In May, his book, "The Wired City," was released by the University of Massachusetts Press.
While the majority of pages in The Wired City are devoted to the New Haven Independent, a nonprofit community Web site in Connecticut, there is a section in the book about for-profit sites, including The Batavian.
For the book, Kennedy interviewed me, of course, and Tom Turnbull and Mark Graczyk at the Batavia Daily News, Dan Fischer at WBTA, City Manager Jason Molino, Chamber of Commerce President Lynn Freeman, and Patrick Weissand, then HLOM director, among others.
In the book, you can find out a little more about the background of The Batavian, a little insider information and what some people -- Turnbull, say -- were saying about The Batavian when we were barely a year old.
Kennedy remains fascinated by an off-hand remark I made while we were driving past the Stafford Country Club during his visit -- that if I were ever a member, he'd know I was doing well with The Batavian.
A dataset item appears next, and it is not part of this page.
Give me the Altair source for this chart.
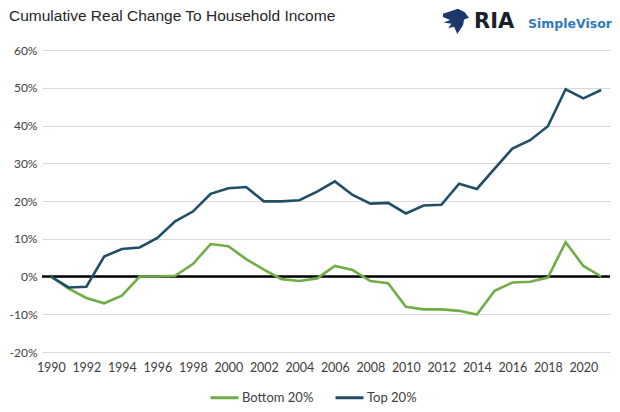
import altair as alt
import pandas as pd

years = list(range(1990, 2022))
top_20 = [0.0, -2.9, -2.7, 5.3, 7.3, 7.7, 10.2, 14.6, 17.2, 21.9, 23.4, 23.7, 19.9, 19.9, 20.2, 22.5,
          25.2, 21.6, 19.3, 19.5, 16.7, 18.8, 19.0, 24.6, 23.2, 28.6, 33.9, 36.1, 39.8, 49.6, 47.2, 49.4]
bottom_20 = [0.0, -3.2, -5.7, -7.1, -5.1, 0.0, 0.0, 0.2, 3.3, 8.6, 8.0, 4.6, 1.8, -0.7, -1.2, -0.5,
             2.8, 1.7, -1.2, -1.8, -8.0, -8.7, -8.7, -9.1, -10.1, -3.8, -1.6, -1.4, -0.3, 9.1, 2.8, 0.0]
series_names = ["Bottom 20%", "Top 20%"]
series_colors = ["#70AD47", "#1F4E66"]
y_ticks = [-20, -10, 0, 10, 20, 30, 40, 50, 60]
x_ticks = list(range(1990, 2021, 2))
title_text = "Cumulative Real Change To Household Income"

rows = []
for y, b, t in zip(years, bottom_20, top_20):
    rows.append({"year": y, "value": b, "series": "Bottom 20%"})
    rows.append({"year": y, "value": t, "series": "Top 20%"})
df = pd.DataFrame(rows)

W, H = 568, 302
FONT = "Lato"

y_axis = alt.Axis(values=y_ticks, labelExpr="datum.value + '%'", title=None, grid=True,
                  gridColor="#D9D9D9", gridWidth=1, domain=False, ticks=False,
                  labelPadding=5, labelFontSize=12, labelColor="#404040", labelFont=FONT,
                  labelOverlap=False, tickCount=9)
y_scale = alt.Scale(domain=[-20, 60], nice=False, zero=False)

x_enc = alt.X("year:Q", scale=alt.Scale(domain=[1989.5, 2021.5], nice=False, zero=False),
              axis=alt.Axis(values=x_ticks, format="d", title=None, grid=False, domain=False,
                            ticks=False, labelPadding=9, labelFontSize=12.5, labelColor="#404040",
                            labelFont=FONT, labelOverlap=False))
y_enc = alt.Y("value:Q", scale=y_scale, axis=y_axis)

zero = alt.Chart(pd.DataFrame({"value": [0]})).mark_rule(color="black", strokeWidth=2.5).encode(
    y=alt.Y("value:Q", scale=y_scale, axis=y_axis)
)

lines = alt.Chart(df).mark_line(strokeWidth=2.6).encode(
    x=x_enc,
    y=y_enc,
    color=alt.Color("series:N",
                    scale=alt.Scale(domain=series_names, range=series_colors),
                    legend=alt.Legend(title=None, orient="none", legendX=167, legendY=332,
                                      direction="horizontal", symbolType="stroke",
                                      symbolSize=784, symbolStrokeWidth=3, labelFontSize=13,
                                      labelFont=FONT, labelColor="#404040", columnPadding=15,
                                      labelOffset=2, padding=0)),
)

title = alt.Chart(pd.DataFrame({"t": [title_text]})).mark_text(
    align="left", baseline="alphabetic", font="Liberation Sans", fontSize=15.5, color="#262626"
).encode(x=alt.value(-33), y=alt.value(-29), text="t:N")

eagle_path = ("M-1,-0.55 L0.15,-0.95 L0.65,-0.7 L1,-0.25 L0.62,-0.12 L0.55,0.3 L0.1,1 "
              "L-0.15,0.45 L-0.6,0.55 L-0.35,0.22 L-0.95,0.12 L-0.45,-0.08 L-1,-0.3 Z")
icon = alt.Chart(pd.DataFrame({"i": [1]})).mark_point(
    shape=eagle_path, filled=True, size=676, color="#1B3A6B", opacity=1
).encode(x=alt.value(414), y=alt.value(-29))

ria = alt.Chart(pd.DataFrame({"t": ["RIA"]})).mark_text(
    align="left", baseline="alphabetic", font="DejaVu Sans", fontWeight="bold", fontSize=21,
    color="#1a1f2b"
).encode(x=alt.value(432), y=alt.value(-22), text="t:N")

sv = alt.Chart(pd.DataFrame({"t": ["SimpleVisor"]})).mark_text(
    align="left", baseline="alphabetic", font="DejaVu Sans", fontWeight="bold", fontSize=12.5,
    color="#2F7AB9"
).encode(x=alt.value(486), y=alt.value(-22), text="t:N")

chart = alt.layer(zero, lines, title, icon, ria, sv).properties(
    width=W, height=H,
    autosize=alt.AutoSizeParams(type="none"),
    padding={"left": 34, "top": 42, "right": 2, "bottom": 52},
    background="white",
).configure_view(stroke=None)

chart.save("out.html", embed_options={"renderer": "svg", "actions": False})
He mentions it his book and in a column today updating readers on the progress of The Batavian on Nieman Journalism Lab (spoiler alert: I'm not a member, not even a social member, even though I recently found out membership is a heck of a lot less expensive than I thought back during Kennedy's visit to Batavia.)
This Saturday, Kennedy will be at Present Tense Books on Washington Avenue to talk about the book and sign copies.
Fischer will interview Kennedy and me for Friday morning's Main and Center on WBTA, so tune in. I anticipate a lively discussion about local journalism, past, present and future.